By Caity Monroe
The fourth annual Pac-10 Fitness Challenge kicks off this week in an effort to encourage students, faculty and staff to maintain healthy levels of physical activity. The conference-wide initiative promotes an active lifestyle by having participants record the time they spend working out and then comparing every school’s total at the end of the week.
Stanford has won the fitness challenge every year since it started four years ago.
“So that’s our claim,” said senior associate athletic director Eric Stein. “We have the fittest campus and most active campus in the Pac-10.”
Laptops are set up in Arrillaga’s lobby for students to register on the fitness challenge website throughout this week. After registering, they can log onto the website and record the time they’ve spent exercising.
“It’s really about promoting good health and physical activity and keeping that a part of everybody’s routine,” said Jennifer Sexton, coordinator of fitness and wellness programs. “And friendly competition is always fun–it brings the campus together as a collective to participate in something at the conference level.”
The fitness challenge extends the benefits of competition-based exercise to students who don’t usually get that kind of motivation for their workouts.
Stein remembers meeting a participant in the contest four years ago who was in the process of eagerly logging his hours into a laptop at Arrillaga.
“Here was a recreational athlete that would probably get hurt on a football field or crushed on a basketball field,” Stein said. With this program, “people can go out on their own and get their workout in and be part of something that is really big.”
The challenge allows participants to log up to two hours of physical exercise per day.
“We wanted to make the time limit reasonable,” Sexton said. “We didn’t want to encourage people overdoing it,” she added.
Last year, some 3,200 members of the Stanford community participated in the challenge. Sexton thinks that the contest is more recognized by students this year than in years past.
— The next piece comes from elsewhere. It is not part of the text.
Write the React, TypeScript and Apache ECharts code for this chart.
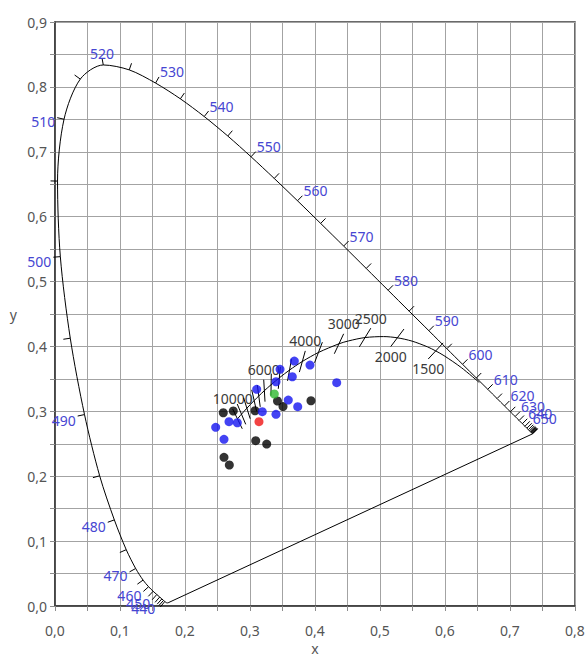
import React, { useEffect, useRef } from "react";
import * as echarts from "echarts";

// CIE 1931 2° spectral locus, 5 nm steps
const wavelengths = [
  380, 385, 390, 395, 400, 405, 410, 415, 420, 425, 430, 435, 440, 445, 450, 455,
  460, 465, 470, 475, 480, 485, 490, 495, 500, 505, 510, 515, 520, 525, 530, 535,
  540, 545, 550, 555, 560, 565, 570, 575, 580, 585, 590, 595, 600, 605, 610, 615,
  620, 625, 630, 635, 640, 645, 650, 655, 660, 665, 670, 675, 680, 685, 690, 695, 700,
];
const locusX = [
  0.1741, 0.174, 0.1738, 0.1736, 0.1733, 0.173, 0.1726, 0.1721, 0.1714, 0.1703, 0.1689,
  0.1669, 0.1644, 0.1611, 0.1566, 0.151, 0.144, 0.1355, 0.1241, 0.1096, 0.0913, 0.0687,
  0.0454, 0.0235, 0.0082, 0.0039, 0.0139, 0.0389, 0.0743, 0.1142, 0.1547, 0.1929, 0.2296,
  0.2658, 0.3016, 0.3373, 0.3731, 0.4087, 0.4441, 0.4788, 0.5125, 0.5448, 0.5752, 0.6029,
  0.627, 0.6482, 0.6658, 0.6801, 0.6915, 0.7006, 0.7079, 0.714, 0.719, 0.723, 0.726,
  0.7283, 0.73, 0.7311, 0.732, 0.7327, 0.7334, 0.734, 0.7344, 0.7346, 0.7347,
];
const locusY = [
  0.005, 0.005, 0.0049, 0.0049, 0.0048, 0.0048, 0.0048, 0.0048, 0.0051, 0.0058, 0.0069,
  0.0086, 0.0109, 0.0138, 0.0177, 0.0227, 0.0297, 0.0399, 0.0578, 0.0868, 0.1327, 0.2007,
  0.295, 0.4127, 0.5384, 0.6548, 0.7502, 0.812, 0.8338, 0.8262, 0.8059, 0.7816, 0.7543,
  0.7243, 0.6923, 0.6589, 0.6245, 0.5896, 0.5547, 0.5202, 0.4866, 0.4544, 0.4242, 0.3965,
  0.3725, 0.3514, 0.334, 0.3197, 0.3083, 0.2993, 0.292, 0.2859, 0.2809, 0.277, 0.274,
  0.2717, 0.27, 0.2689, 0.268, 0.2673, 0.2666, 0.266, 0.2656, 0.2654, 0.2653,
];
const tickFromNm = 430;
const labelFromNm = 440;
const labelToNm = 650;

// Planckian locus
const cctKelvin = [
  10000, 9000, 8000, 7000, 6500, 6000, 5500, 5000, 4500, 4000, 3500, 3000, 2800, 2500,
  2200, 2000, 1800, 1600, 1500, 1400, 1200, 1000,
];
const planckX = [
  0.2807, 0.2869, 0.2952, 0.3064, 0.3135, 0.3221, 0.3325, 0.3451, 0.3608, 0.3805, 0.4053,
  0.4369, 0.4519, 0.477, 0.5056, 0.5267, 0.5493, 0.5732, 0.5857, 0.5985, 0.6251, 0.6528,
];
const planckY = [
  0.2884, 0.2956, 0.3048, 0.3166, 0.3237, 0.3318, 0.3411, 0.3516, 0.3636, 0.3768, 0.3907,
  0.4041, 0.4086, 0.4137, 0.4152, 0.4133, 0.4082, 0.3993, 0.3931, 0.3858, 0.3674, 0.3444,
];
const isothermTicks = [
  10000, 9000, 8000, 7000, 6500, 6000, 5500, 5000, 4500, 4000, 3500, 3000, 2500, 2000, 1500,
];
const isothermLabelsAbove = [10000, 6000, 4000, 3000, 2500];
const isothermLabelsBelow = [2000, 1500];

// measured chromaticities
const blackPoints: [number, number][] = [
  [0.3938, 0.3163], [0.3423, 0.3159], [0.3508, 0.3074], [0.2589, 0.2978], [0.2743, 0.3005],
  [0.3077, 0.3009], [0.3088, 0.2547], [0.3257, 0.2496], [0.26, 0.2291], [0.2682, 0.2173],
];
const bluePoints: [number, number][] = [
  [0.3682, 0.3775], [0.3923, 0.3713], [0.3462, 0.3647], [0.3651, 0.3533], [0.34, 0.3456],
  [0.3103, 0.3339], [0.3589, 0.3174], [0.3734, 0.3071], [0.3189, 0.2994], [0.34, 0.2954],
  [0.2677, 0.284], [0.2805, 0.2824], [0.2472, 0.2753], [0.26, 0.2569], [0.4334, 0.3441],
];
const redPoints: [number, number][] = [[0.3138, 0.284]];
const greenPoints: [number, number][] = [[0.3374, 0.3267]];

const FONT = "Noto Sans";
const AXIS_TEXT = "#555555";
const WAVE_TEXT = "#4646d2";

const xyToUv = (x: number, y: number) => {
  const d = -2 * x + 12 * y + 3;
  return [(4 * x) / d, (6 * y) / d];
};
const uvToXy = (u: number, v: number) => {
  const d = 2 * u - 8 * v + 4;
  return [(3 * u) / d, (2 * v) / d];
};

const tenthLabel = (v: number) => {
  const k = Math.round(v * 100);
  return k % 10 === 0 ? (k / 100).toFixed(1).replace(".", ",") : "";
};

const locusPts = wavelengths.map((_, i) => [locusX[i], locusY[i]]);
const planckPts = cctKelvin.map((_, i) => [planckX[i], planckY[i]]);

function buildOption(): echarts.EChartsCoreOption {
  const axisCommon = {
    type: "value" as const,
    min: 0,
    interval: 0.05,
    nameLocation: "middle" as const,
    nameTextStyle: { color: AXIS_TEXT, fontSize: 14, fontFamily: FONT },
    axisLine: { show: true, onZero: false, lineStyle: { color: "#3a3a3a", width: 1.5 } },
    axisTick: { show: true, length: 5, lineStyle: { color: "#8c8c8c" } },
    splitLine: { show: true, lineStyle: { color: "#a3a3a3", width: 1 } },
  };

  const n = locusPts.length;
  const spectralTicks = wavelengths
    .map((w, i) => [locusX[i], locusY[i], i, w])
    .filter((d) => d[3] >= tickFromNm);

  return {
    animation: false,
    grid: {
      left: 55,
      right: 13,
      top: 22,
      bottom: 48,
      containLabel: false,
      outerBoundsMode: "none",
      show: true,
      borderColor: "#3a3a3a",
      borderWidth: 1.5,
    },
    xAxis: {
      ...axisCommon,
      max: 0.8,
      name: "x",
      nameGap: 33,
      axisLabel: { formatter: tenthLabel, color: AXIS_TEXT, fontSize: 14, fontFamily: FONT, margin: 17 },
    },
    yAxis: {
      ...axisCommon,
      max: 0.9,
      name: "y",
      nameGap: 38,
      nameRotate: 0,
      axisLabel: { formatter: tenthLabel, color: AXIS_TEXT, fontSize: 14, fontFamily: FONT, margin: 8 },
    },
    series: [
      {
        type: "line",
        data: locusPts,
        showSymbol: false,
        smooth: 0.3,
        lineStyle: { color: "#000", width: 1 },
        silent: true,
        z: 2,
      },
      {
        // line of purples
        type: "line",
        data: [locusPts[n - 1], locusPts[0]],
        showSymbol: false,
        lineStyle: { color: "#000", width: 1 },
        silent: true,
        z: 2,
      },
      {
        type: "custom",
        data: spectralTicks,
        encode: { x: 0, y: 1 },
        silent: true,
        z: 3,
        renderItem: (_params: any, api: any) => {
          const i = api.value(2) as number;
          const w = api.value(3) as number;
          const p = api.coord(locusPts[i]);
          const a = api.coord(locusPts[Math.max(i - 1, 0)]);
          const b = api.coord(locusPts[Math.min(i + 1, n - 1)]);
          let tx = b[0] - a[0];
          let ty = b[1] - a[1];
          const L = Math.hypot(tx, ty) || 1;
          tx /= L;
          ty /= L;
          const nx = ty;
          const ny = -tx;
          const TICK = 7;
          const ex = p[0] + nx * TICK;
          const ey = p[1] + ny * TICK;
          const children: any[] = [
            {
              type: "line",
              shape: { x1: p[0], y1: p[1], x2: ex, y2: ey },
              style: { stroke: "#000", lineWidth: 1 },
            },
          ];
          if (w % 10 === 0 && w >= labelFromNm && w <= labelToNm) {
            const align = nx > 0.3 ? "left" : nx < -0.3 ? "right" : "center";
            const vAlign = ny < -0.3 ? "bottom" : "top";
            children.push({
              type: "text",
              x: ex + (align === "left" ? 1 : align === "right" ? -2 : 0),
              y: ey + (vAlign === "bottom" ? 2 : -3),
              style: {
                text: String(w),
                fill: WAVE_TEXT,
                font: `14px "${FONT}"`,
                align,
                verticalAlign: vAlign,
              },
            });
          }
          return { type: "group", children };
        },
      },
      {
        type: "line",
        data: planckPts,
        showSymbol: false,
        smooth: 0.3,
        lineStyle: { color: "#000", width: 1 },
        silent: true,
        z: 2,
      },
      {
        type: "custom",
        data: isothermTicks.map((t) => {
          const k = cctKelvin.indexOf(t);
          return [planckX[k], planckY[k], t];
        }),
        encode: { x: 0, y: 1 },
        silent: true,
        z: 3,
        renderItem: (_params: any, api: any) => {
          const t = api.value(2) as number;
          const k = cctKelvin.indexOf(t);
          const k0 = Math.max(k - 1, 0);
          const k1 = Math.min(k + 1, cctKelvin.length - 1);
          const [u0, v0] = xyToUv(planckX[k0], planckY[k0]);
          const [u1, v1] = xyToUv(planckX[k1], planckY[k1]);
          let du = u1 - u0;
          let dv = v1 - v0;
          const L = Math.hypot(du, dv) || 1;
          du /= L;
          dv /= L;
          const [u, v] = xyToUv(planckX[k], planckY[k]);
          const eps = 0.002;
          const q = uvToXy(u - dv * eps, v + du * eps);
          const p = api.coord([planckX[k], planckY[k]]);
          const qp = api.coord(q);
          let dx = qp[0] - p[0];
          let dy = qp[1] - p[1];
          const M = Math.hypot(dx, dy) || 1;
          dx /= M;
          dy /= M;
          if (dy > 0) {
            dx = -dx;
            dy = -dy;
          }
          const H = 11;
          const top = [p[0] + dx * H, p[1] + dy * H];
          const bot = [p[0] - dx * H, p[1] - dy * H];
          const children: any[] = [
            {
              type: "line",
              shape: { x1: bot[0], y1: bot[1], x2: top[0], y2: top[1] },
              style: { stroke: "#000", lineWidth: 1 },
            },
          ];
          if (isothermLabelsAbove.includes(t)) {
            children.push({
              type: "text",
              x: top[0],
              y: top[1] - 3,
              style: { text: String(t), fill: "#3a3a3a", font: `14px "${FONT}"`, align: "center", verticalAlign: "bottom" },
            });
          } else if (isothermLabelsBelow.includes(t)) {
            children.push({
              type: "text",
              x: bot[0],
              y: bot[1] + 3,
              style: { text: String(t), fill: "#3a3a3a", font: `14px "${FONT}"`, align: "center", verticalAlign: "top" },
            });
          }
          return { type: "group", children };
        },
      },
      {
        type: "scatter",
        data: blackPoints,
        symbolSize: 9,
        itemStyle: { color: "#000" },
        z: 4,
      },
      {
        type: "scatter",
        data: bluePoints,
        symbolSize: 9,
        itemStyle: { color: "#1414f0" },
        z: 5,
      },
      {
        type: "scatter",
        data: redPoints,
        symbolSize: 9,
        itemStyle: { color: "#f01414" },
        z: 6,
      },
      {
        type: "scatter",
        data: greenPoints,
        symbolSize: 9,
        itemStyle: { color: "#2fb82f" },
        z: 6,
      },
    ],
  };
}

export default function App() {
  const ref = useRef<HTMLDivElement>(null);
  useEffect(() => {
    if (!ref.current) return;
    const chart = echarts.init(ref.current, undefined, { renderer: "svg" });
    chart.setOption(buildOption());
    return () => chart.dispose();
  }, []);
  return (
    <div
      ref={ref}
      style={{ position: "fixed", left: 0, top: 0, width: 588, height: 654, background: "#fff" }}
    />
  );
}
“I think one of the things that we’re noticing…is that by now people know about it,” Sexton said.
Volunteers for the fitness challenge stationed in Arrillaga say that participation could still be higher, though.
“It’s going pretty well, but it hasn’t been too busy,” said Annie Fryman ’14, who was volunteering at the station set up in the lobby of Arrillaga. “A lot of people want free T-shirts and Luna bars, which is definitely motivating them to register.”
Regardless of whether or not the challenge really garners the desired amount of participation or enthusiasm, virtually everyone agreed that Stanford is an especially healthy and physically active campus.
The fitness challenge is just one of the many ways that programs at Stanford are trying to promote physical health. Sexton also cited the BeWell program, various healthy dining initiatives, P.E. classes, club sports and group fitness opportunities.
“I think we’ve got great resources here on campus for students and faculty and staff,” she said. “Sometimes you get busy and these things get lost so [those resources] are just trying to keep them in the forefront.”
“I know a lot of people who…were not physically active before and have since made the decision to become physically active because everyone around them is,” Fryman said.
“It’s almost contagious,” she added.
Amy Harris ’14 agreed.
“Everywhere you go you see somewhere biking or running or running to their sports practice,” she said.